In a category that is still settling in, that experience can matter a lot. It does not guarantee wins, but it can speed up the process of understanding the bikes, the pace, and the little details that separate a name on a timing sheet from a real title threat.

Mugello is a useful starting point, not just a backdrop

Iannone is set to make his debut from May 29-31 at Mugello. The track choice makes sense. For an Italian rider, racing at home on a circuit he knows well removes at least some of the unknowns. That matters when you are also getting your first proper look at the bike.

That is where the gamble gets interesting. Iannone has said he has not yet ridden the machine he will race. So he starts the year one weekend behind everyone else in experience. In a championship this young, that gap can count. He will need to learn the bike quickly, find the right references, and start applying pressure right away.

He is not hiding behind the lack of seat time. His message is direct: he likes challenges, he likes stepping out of his comfort zone, and he wants to be competitive from the start. In plain terms, he is not there to make up the numbers.

Niti Racing suddenly looks like a real front-running threat

With Oscar Gutierrez and Andrea Iannone, Niti Racing now has one of the strongest lineups in this new championship. Gutierrez’s result in Austin already showed the team can get the basics right. Adding a rider with Iannone’s pedigree changes the scale of the project.

Raw speed is only part of the story. In a fresh category, team chemistry, bike development, and rider experience all matter. A stronger lineup also makes life easier in the garage, because it gives the team more to compare, more to tune, and more data to work with from one round to the next.

For Niti Racing, the goal is simple: turn a promising start into a permanent place at the front. For Iannone, the goal is more personal. He wants the fight back, even in a different setting, without giving up the edge that has followed him through his career.
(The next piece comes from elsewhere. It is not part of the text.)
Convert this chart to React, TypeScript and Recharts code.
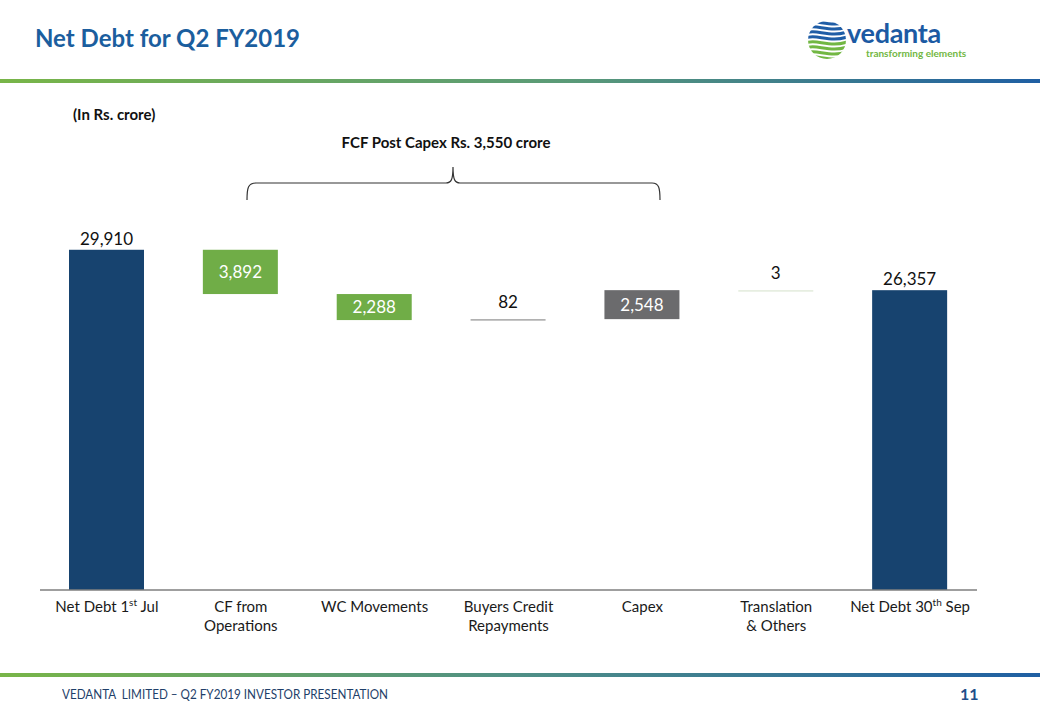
import React from 'react';
import { ComposedChart, Bar, XAxis, YAxis, Cell, LabelList } from 'recharts';

// categories, split into lines; ^x^ marks superscript text
const categories = [
  ['Net Debt 1^st^ Jul'],
  ['CF from', 'Operations'],
  ['WC Movements'],
  ['Buyers Credit', 'Repayments'],
  ['Capex'],
  ['Translation', '& Others'],
  ['Net Debt 30^th^ Sep'],
];
const amounts = [29910, -3892, -2288, 82, 2548, -3, 26357];
const kinds = ['total', 'delta', 'delta', 'delta', 'delta', 'delta', 'total'];

const BAR_COLORS = ['#17436f', '#70ad47', '#70ad47', '#a6a6a6', '#6b6b6d', '#e3ebdc', '#17436f'];
const FONT = "Lato, 'Open Sans', sans-serif";

let running = 0;
const rows = categories.map((lines, i) => {
  const a = amounts[i];
  if (kinds[i] === 'total') {
    running = a;
    return { name: lines.join(' '), lines, base: 0, value: a, label: a };
  }
  const start = running;
  running += a;
  return { name: lines.join(' '), lines, base: Math.min(start, running), value: Math.abs(a), label: Math.abs(a) };
});

function renderLine(line: string) {
  const parts = line.split('^');
  const out: React.ReactNode[] = [];
  let shifted = false;
  parts.forEach((p, k) => {
    if (!p) return;
    const sup = k % 2 === 1;
    let dy = 0;
    if (sup && !shifted) { dy = -6; shifted = true; }
    else if (!sup && shifted) { dy = 6; shifted = false; }
    out.push(
      <tspan key={k} dy={dy} fontSize={sup ? 10 : 15}>{p}</tspan>
    );
  });
  return out;
}

const CategoryTick = (props: any) => {
  const { x, y, index } = props;
  const lines = categories[index] || [];
  return (
    <g>
      {lines.map((ln, j) => (
        <text key={j} x={x} y={y + 20 + j * 19} textAnchor="middle" fill="#1a1a1a" fontFamily={FONT} fontSize={15}>
          {renderLine(ln)}
        </text>
      ))}
    </g>
  );
};

const ValueShape = (props: any) => {
  const { x, y, width, height, index } = props;
  const h = Math.max(height, 1.5);
  return <rect x={x} y={y} width={width} height={h} fill={BAR_COLORS[index]} />;
};

const ValueLabel = (props: any) => {
  const { x, y, width, height, index, value } = props;
  const text = Number(value).toLocaleString('en-US');
  const cx = x + width / 2;
  if (kinds[index] === 'delta' && height > 15) {
    return (
      <text x={cx} y={y + height / 2 + 6} textAnchor="middle" fill="#ffffff" fontFamily={FONT} fontSize={17}>
        {text}
      </text>
    );
  }
  const gap = kinds[index] === 'delta' && height < 1 ? 11 : 5;
  return (
    <text x={cx} y={y - gap} textAnchor="middle" fill="#111" fontFamily={FONT} fontSize={17}>
      {text}
    </text>
  );
};

const Logo = () => (
  <svg width={200} height={50} style={{ position: 'absolute', left: 800, top: 16 }}>
    <defs>
      <clipPath id="lg">
        <circle cx={27} cy={24} r={19} />
      </clipPath>
    </defs>
    <g clipPath="url(#lg)" fill="none" strokeWidth={3}>
      {[0, 1, 2, 3, 4, 5, 6, 7].map((k) => (
        <path
          key={k}
          d={`M6 ${7 + k * 5} C16 ${2 + k * 5}, 30 ${13 + k * 5}, 50 ${5 + k * 5}`}
          stroke={k < 4 ? '#1f5da6' : '#72b743'}
        />
      ))}
    </g>
    <text x={47} y={27} fontFamily={FONT} fontWeight={700} fontSize={27} fill="#1c5aa3" letterSpacing={-0.3}>
      vedanta
    </text>
    <text x={66} y={41} fontFamily={FONT} fontWeight={700} fontSize={10} fill="#72b743">
      transforming elements
    </text>
  </svg>
);

export default function App() {
  return (
    <div style={{ position: 'absolute', left: 0, top: 0, width: 1040, height: 720, background: '#fff', fontFamily: FONT, overflow: 'hidden' }}>
      <div style={{ position: 'absolute', left: 35, top: 23, fontSize: 24, fontWeight: 700, color: '#1b5e9e' }}>
        Net Debt for Q2 FY2019
      </div>
      <Logo />
      <div style={{ position: 'absolute', left: 0, top: 79, width: 1040, height: 4, background: 'linear-gradient(to right, #78b548, #5a9a78 55%, #1f5fa3)' }} />
      <div style={{ position: 'absolute', left: 73, top: 105, fontSize: 15, fontWeight: 700, color: '#111' }}>
        (In Rs. crore)
      </div>
      <div style={{ position: 'absolute', left: 246, width: 400, textAlign: 'center', top: 133, fontSize: 15, fontWeight: 700, color: '#111' }}>
        FCF Post Capex Rs. 3,550 crore
      </div>
      <svg width={1040} height={60} style={{ position: 'absolute', left: 0, top: 155 }}>
        <path
          d="M247 45 C247 33, 248 28, 256 28 L446 28 C451 28, 453 25, 453 12 C453 25, 455 28, 460 28 L652 28 C659 28, 660 33, 660 45"
          fill="none"
          stroke="#333"
          strokeWidth={1.2}
        />
      </svg>
      <div style={{ position: 'absolute', left: 0, top: 0 }}>
        <ComposedChart
          width={1040}
          height={720}
          data={rows}
          barCategoryGap={0}
          margin={{ top: 226, right: 63, left: 40, bottom: 70 }}
        >
          <XAxis
            dataKey="name"
            interval={0}
            tickLine={false}
            tickSize={0}
            height={60}
            axisLine={{ stroke: '#7f7f7f', strokeWidth: 1.5 }}
            tick={<CategoryTick />}
          />
          <YAxis hide domain={[0, 32000]} />
          <Bar dataKey="base" stackId="w" fill="transparent" barSize={75} isAnimationActive={false} />
          <Bar dataKey="value" stackId="w" barSize={75} shape={<ValueShape />} isAnimationActive={false}>
            {rows.map((r, i) => (
              <Cell key={r.name} fill={BAR_COLORS[i]} />
            ))}
            <LabelList dataKey="label" content={<ValueLabel />} />
          </Bar>
        </ComposedChart>
      </div>
      <div style={{ position: 'absolute', left: 0, top: 673, width: 1040, height: 4, background: 'linear-gradient(to right, #78b548, #4f8f86 50%, #1f5fa3)' }} />
      <div style={{ position: 'absolute', left: 62, top: 686, fontSize: 13, color: '#1f3f6a', whiteSpace: 'nowrap', transform: 'scaleX(0.9)', transformOrigin: 'left top' }}>
        VEDANTA&nbsp; LIMITED – Q2 FY2019 INVESTOR PRESENTATION
      </div>
      <div style={{ position: 'absolute', left: 960, top: 684, fontSize: 16, fontWeight: 700, color: '#1f4f8a' }}>
        11
      </div>
    </div>
  );
}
A short season, but every round already counts

The FIM Harley-Davidson Baggers World Cup will run six rounds, with two races at each weekend. After Austin, the calendar moves to Mugello, then Assen from June 26-29, Silverstone from August 7-9, MotorLand Aragón on August 28-29, and the Red Bull Ring from September 18-20.

It is a compact schedule, but that only tightens the pressure. In a short championship, every appearance matters. A bad weekend hurts quickly, and a good run can reshape the standings just as fast. That is part of what makes Iannone’s entry interesting: he does not have time to ease in.
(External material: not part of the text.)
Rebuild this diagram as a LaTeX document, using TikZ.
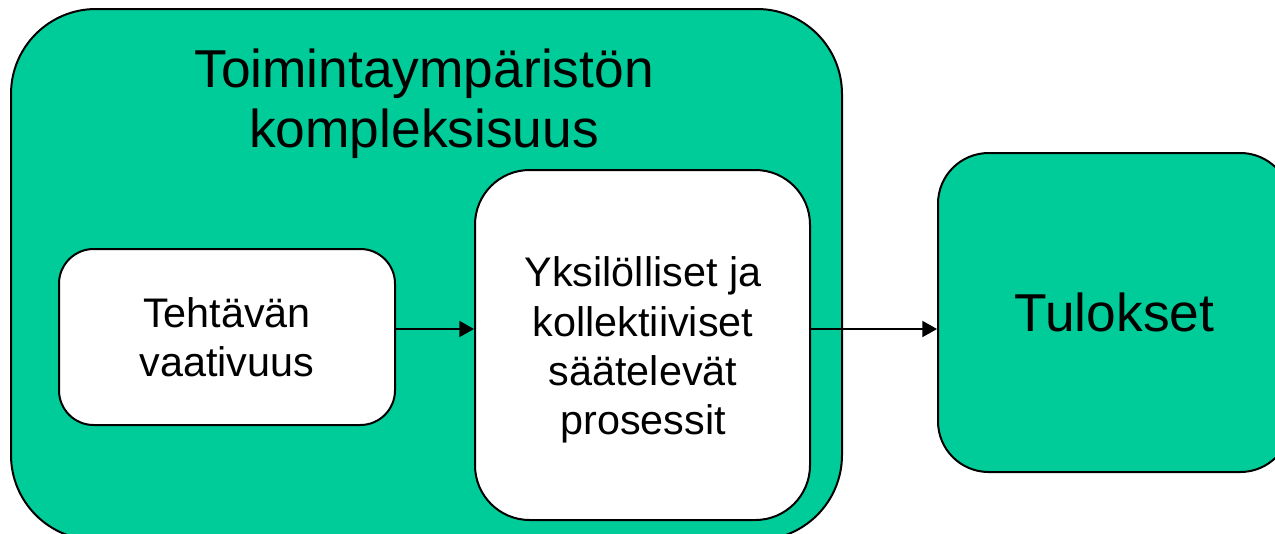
\documentclass[tikz,border=0pt]{standalone}
\usepackage{fontspec}
\setmainfont{Liberation Sans}
\usetikzlibrary{arrows.meta}
\definecolor{vihrea}{RGB}{0,204,153}
\begin{document}
\begin{tikzpicture}[x=0.75pt,y=-0.75pt,>={Triangle[length=11pt,width=12pt]},
        laatikko/.style={draw,line width=1.5pt,rounded corners=#1,inner sep=0pt,align=center},
        isoteksti/.style={font=\fontsize{40}{45}\selectfont},
        pieniteksti/.style={font=\fontsize{31}{37}\selectfont}]
                \useasboundingbox (0,0) rectangle (1275,533);
                \node[laatikko=63.75pt,fill=vihrea,minimum width=623.25pt,minimum height=398.25pt] (ymparisto) at (426.5,274.5) {};
                \node[isoteksti,align=center] (otsikko) at (424,104) {Toimintaympäristön\\kompleksisuus};
                \node[laatikko=26pt,fill=white,pieniteksti,minimum width=252pt,minimum height=132pt] (tehtava) at (227,337) {Tehtävän\\vaativuus};
                \node[laatikko=41pt,fill=white,pieniteksti,minimum width=251.25pt,minimum height=262.5pt] (prosessit) at (642.5,345) {};
                \node[pieniteksti,align=center] (prosessiteksti) at (643,350) {Yksilölliset ja\\kollektiiviset\\säätelevät\\prosessit};
                \node[laatikko=38pt,fill=vihrea,isoteksti,minimum width=264.75pt,minimum height=239.25pt] (tulokset) at (1114.5,312.5) {Tulokset};
                \coordinate (nuolirivi) at (0,329);
                \draw[->,line width=1.5pt] (tehtava.east |- nuolirivi) -- (prosessit.west |- nuolirivi);
                \draw[->,line width=1.5pt] (prosessit.east |- nuolirivi) -- (tulokset.west |- nuolirivi);
            \end{tikzpicture}
\end{document}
For MotoGP fans and curious paddock followers alike, that is the hook. This is not just a familiar rider trying something different. It is also a test of whether an emerging category can use recognizable names to build real depth, real credibility, and real visibility.

The bottom line on Iannone’s return

Andrea Iannone is not sneaking back into racing through the back door. He is joining a new world championship tied to the MotoGP paddock, with a competitive team, a short calendar, and immediate pressure to perform. The setup guarantees attention, expectations, and plenty of scrutiny.

For readers, the appeal cuts both ways. You get to watch a well-known rider restart his career in a different discipline, and you get a first real look at whether the FIM Harley-Davidson Baggers World Cup can move past its novelty phase. Iannone helps both stories, but the category still has to prove it can sustain interest.

  • Iannone joins Niti Racing for the second round at Mugello.
  • The FIM Harley-Davidson Baggers World Cup grid grows to 10 riders.
  • The championship runs six rounds, with two races at each weekend.
  • The Italian rider has not yet tested his bike before making his debut.
  • Mugello will be the first real benchmark for his potential in the class.
  • The series is leaning on MotoGP paddock exposure to build an audience.